The state Department of Revenue is predicting a $121 million drop in property taxes for next year, about 1.5 percent.

Gov. Mark Dayton cheered the news Tuesday, calling property taxes "the most unfair tax."

"People have to pay property taxes whether or not they have a job or their income's gone up or down, whether or not their business or their farm is making a profit," he said.

Even through the recession and housing collapse that followed, property taxes have risen every year since 2002.

Lower property taxes are supposed to be one of the payoffs of the $2.1 billion tax bill that passed the Legislature earlier this year. Lawmakers hiked taxes on wealthy Minnesotans and smokers, in part so they could steer millions of new dollars to local governments and some relief to homeowners.

Local governments can spend some of that money on road projects or extra police or other services, but Dayton has made clear that he expects most of the savings to be passed along to homeowners.

"I would expect that local government officials will be delighted to take the additional resources that the state provides and use that to reduce the property tax burden," Dayton said, "because they hear about it just as much as we do here."

Gary Carlson, a lobbyist for the League of Minnesota Cities, predicted that much of the projected drop in property taxes will come directly from the state, through homestead credit refunds. Many communities are still reeling from years of recession and budget cuts that have forced them to cut staff and put off patching potholes. At this point, he said, it's hard to say what they will decide about next year's property tax levels.

"We've been through five pretty lean years," he said. "Many cities have been delaying their infrastructure and maintenance projects as a way to save tax dollars over the years.

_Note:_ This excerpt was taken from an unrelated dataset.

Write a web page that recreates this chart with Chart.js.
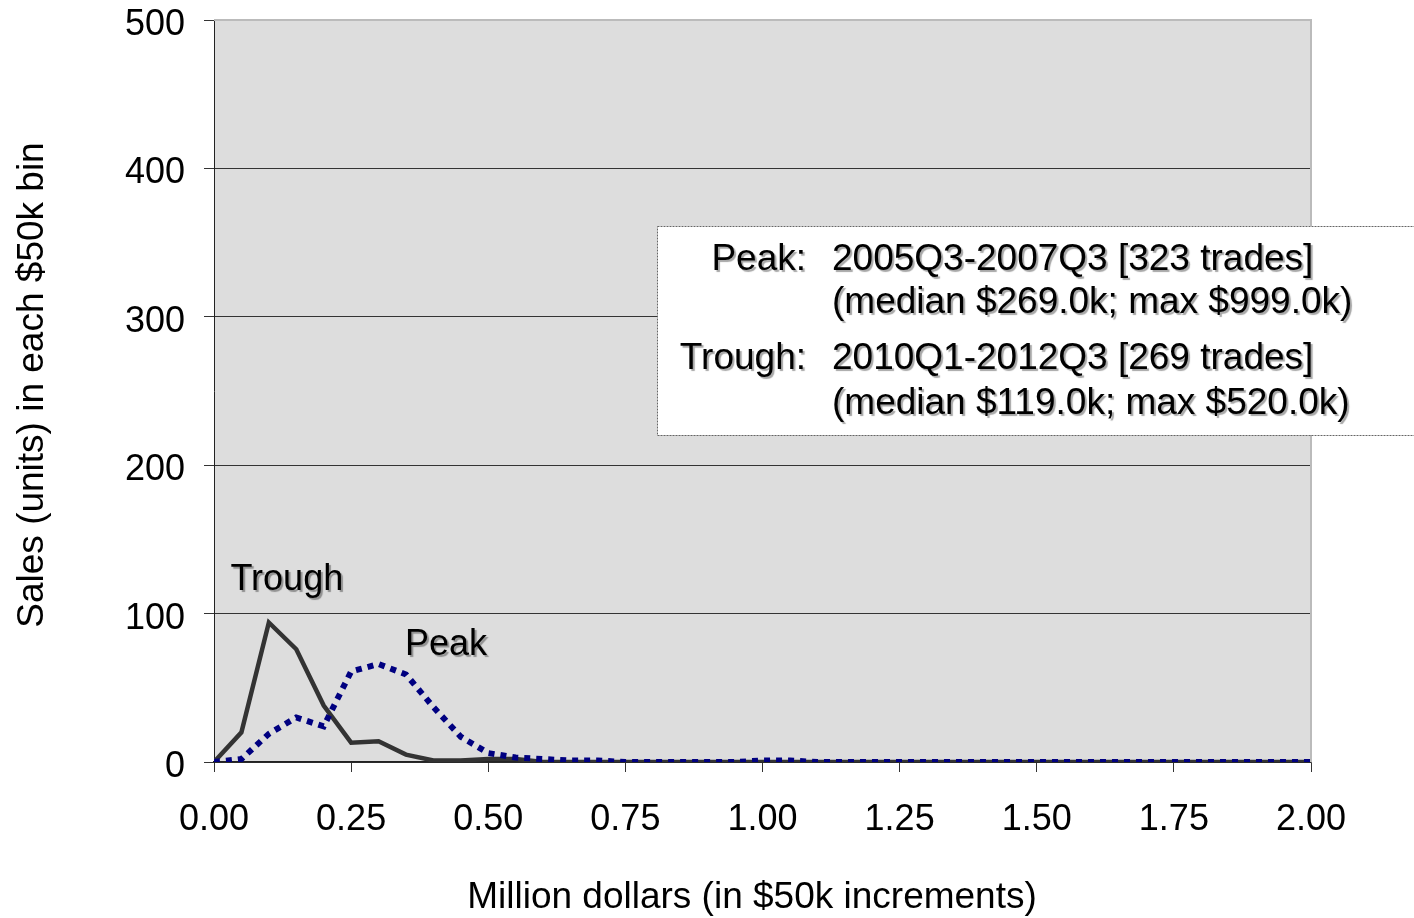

I would suspect that you can't wait forever to reseal-coat a street or rebuild a street."

Republicans were particularly skeptical about the projected tax break.

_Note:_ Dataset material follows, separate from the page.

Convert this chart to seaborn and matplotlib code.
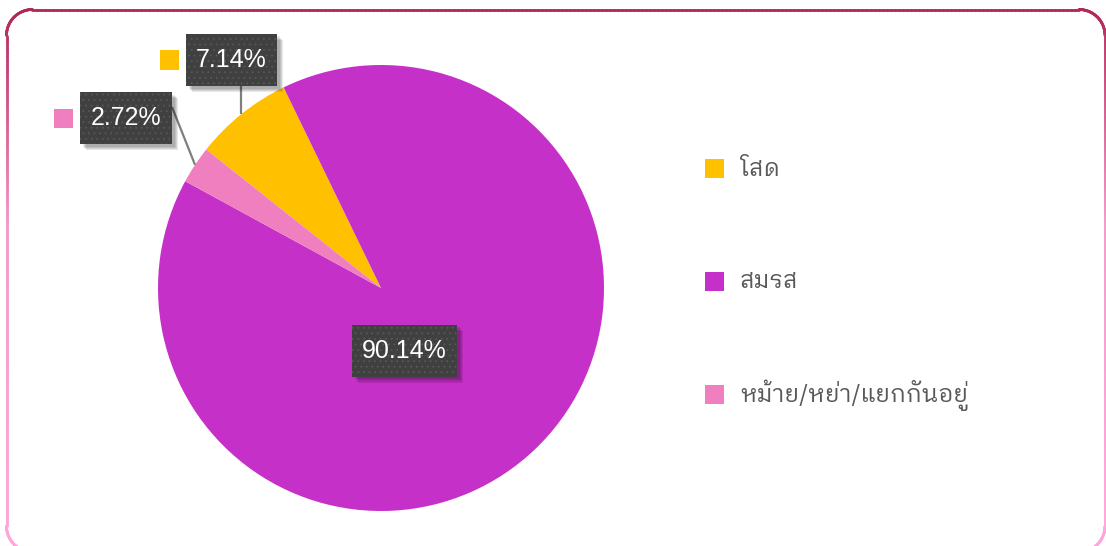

Senate Minority Leader David Hann, R-Eden Prairie, said he doubted whether much of the new resources would trickle down to homeowners.

"Based on history, when you give local governments additional resources, they spend it," Hann said.

House Minority Leader Kurt Daudt, R-Crown, called Dayton's announcement a "stunt to try to sell to the public that … $2.1 billion in taxes is somehow a good thing."

Rep. Jim Davnie, DFL-Minneapolis, who chairs the House Property and Local Tax Division, said Tuesday that when House DFLers doorknocked in 2012, "they heard two strong messages from Minnesotans: one, our property taxes are too high and two, the level of government services has been deteriorating in Minnesota."

Now, Davnie said, Republicans are going to offer a lot of spin, "But what we know is when Minnesotans open their property tax statements, when Minnesotans get their property taxes will be down, their refund checks will be larger and the government services that they rely on will be more robust and enhanced."

The state will have to wait until February, of course, after cities and counties set next year's property tax rates, to see if the projections actually materialize. Dayton joked that the department that makes the property tax estimates is not the same one that predicted that electronic pulltab devices would bring in enough money to fund the state's share of the new Vikings stadium.

"The division of Revenue that makes these projections is different from the one that makes the charitable gaming," Dayton joked.